Thread: Hull Strength??
View Single Post
  #9  
Old 11-23-2011, 10:54 AM
Bushwacker Bushwacker is offline
Senior Member
 
Join Date: Feb 2007
Location: N. Palm Beach, Fl.
Posts: 2,456
Default Hull Strength??

Quote:
Originally Posted by Skink View Post
Ok, thanks!

My plan is to raise the deck 1.5" and have a large scupper going out each side.

The transom has been redone by a professional(guy I bought it from), but he only went back to the 20" transom, didn't raise it all.

The plan right now is to hang a new suzuki 140 4 stroke back there...

I was just going to have marine plywood used on the deck, completely encapsulated, do you guys really think coosa makes that big of a difference? I hear it is VERY expensive...

Thanks for the insight so far!
Can't comprehend why a "professional glass guy" would go to all the trouble to replace a transom and not raise it to 25", but maybe he already had a 20" motor for it!

If you're removing the original Potter vertical through-the-bottom scuppers (which drain VERY well underway IF you have the original suction-creating wedge in front of them on the bottom), I think they'd drain better out the transom instead of out the side, plus that would give you the option of using the ping-pong ball check valves. You might even consider crossing the drain lines under the deck as Moesly did on some of his boats, so that stbd scupper drains out port side of transom and vice versa. That way water won't run in when you walk to one side at the stern.

I didn't know they even made a 20" shaft Zuke 140! It's about the same weight as the 150/175/200 E-Tec, and the only 4-stroke I would consider for the 20' hull. If you're putting that much weight on a 20" transom, I would definitely add the full height splashwell tub that Pianewman and Don Herman are working on. More outboard boats are sunk underway by a wave over the transom than any other single cause, so you're tempting fate with that heavy motor/low transom combination; if you go offshore much, that simple piece of fiberglass could save your boat one day!

As for the deck, why not use 1/2" balsa core like the original.

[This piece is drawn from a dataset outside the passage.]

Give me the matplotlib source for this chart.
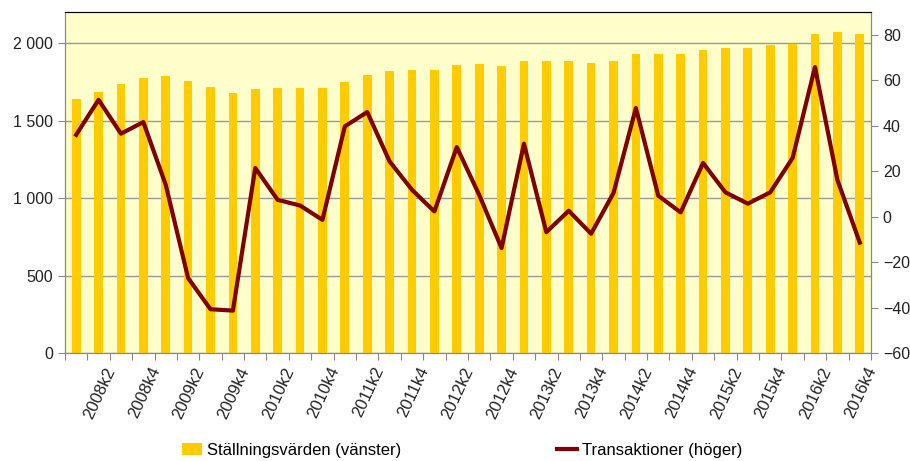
import numpy as np
import matplotlib.pyplot as plt
import matplotlib

matplotlib.rcParams['font.family'] = ['Liberation Sans', 'DejaVu Sans']

# Kvartal 2008k1 - 2016k4
kvartal = [f"{ar}k{k}" for ar in range(2008, 2017) for k in range(1, 5)]

# Ställningsvärden (vänster axel)
stallning = [1638, 1686, 1733, 1772, 1787, 1757, 1718, 1677, 1701, 1709, 1709, 1709,
             1748, 1795, 1819, 1828, 1828, 1858, 1866, 1851, 1882, 1882, 1882, 1873,
             1882, 1929, 1929, 1929, 1953, 1968, 1968, 1985, 1994, 2056, 2071, 2056]

# Transaktioner (höger axel)
transaktioner = [36.0, 51.4, 36.5, 41.6, 14.0, -27.0, -40.7, -41.3, 21.4, 7.4, 4.9, -1.4,
                 39.7, 46.0, 24.3, 11.8, 2.3, 30.6, 9.6, -13.8, 32.1, -6.8, 2.6, -7.5,
                 10.4, 47.8, 9.2, 1.9, 23.6, 10.7, 5.7, 10.7, 25.8, 65.8, 16.2, -11.4]

x = np.arange(len(kvartal))

fig = plt.figure(figsize=(9.1, 4.61), dpi=100)
ax = fig.add_axes([0.0714, 0.234, 0.8857, 0.740])
ax.set_facecolor('#FFFFCC')

ax.bar(x, stallning, width=0.39, color='#FFCC00', zorder=2, label='Ställningsvärden (vänster)')
ax.set_ylim(0, 2200)
ax.set_xlim(-0.5, len(x) - 0.5)
ax.set_yticks([0, 500, 1000, 1500, 2000])
ax.set_yticklabels(['0', '500', '1 000', '1 500', '2 000'])
ax.yaxis.grid(True, color='#999999', linewidth=1, zorder=1)
ax.set_axisbelow(True)

# x-axel: streck mellan kvartal, etiketter vartannat kvartal
ax.set_xticks(np.arange(-0.5, len(x), 1))
ax.set_xticklabels([])
ax.tick_params(axis='x', length=5, color='#888888', direction='out')
for i in range(1, len(x), 2):
    ax.text(i + 0.25, -75, kvartal[i], rotation=65, ha='right', va='top',
            rotation_mode='anchor', fontsize=12, color='#222222')

ax.tick_params(axis='y', length=5, color='#888888', labelsize=11.5, labelcolor='#222222')

ax2 = ax.twinx()
ax2.plot(x, transaktioner, color='#7F0000', linewidth=3, zorder=3, label='Transaktioner (höger)')
ax2.set_ylim(-60, 90)
ax2.set_yticks(np.arange(-60, 81, 20))
ax2.tick_params(axis='y', length=5, color='#888888', labelsize=11.5, labelcolor='#222222')

for a in (ax, ax2):
    for s in ('left', 'right', 'bottom'):
        a.spines[s].set_color('#888888')
    a.spines['top'].set_color('black')

h1, l1 = ax.get_legend_handles_labels()
h2, l2 = ax2.get_legend_handles_labels()
fig.legend(h1 + h2, l1 + l2, loc='lower center', bbox_to_anchor=(0.508, -0.025), ncol=2,
           frameon=False, fontsize=12, columnspacing=9.3, handlelength=1.2, handletextpad=0.3)

plt.savefig('out.png', dpi=100)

Much cheaper and even lighter than coosa, and nothing wrong with it provided you don't drill holes in it and leave them unsealed. (If you have to put screws into it for leaning posts, etc., just drill them oversize and fill with epoxy cabosil, then redrill and tap for machine screws, which hold much better than sheet metal screws anyway. You'd have to do the same thing with coosa, which doesn't hold screws well either.) The original 39 year old balsa core deck and plywood transom in my boat are still in good shape, so nothing wrong wood provided you take care of it. The only plywood in my Seafari's deck is the area where the pedestal and galley seats mount, which appears to be 3/4". Don't know where they used plywood on the CC models. Denny
__________________
'72 SeaFari/150E-Tec/Hermco Bracket, owned since 1975.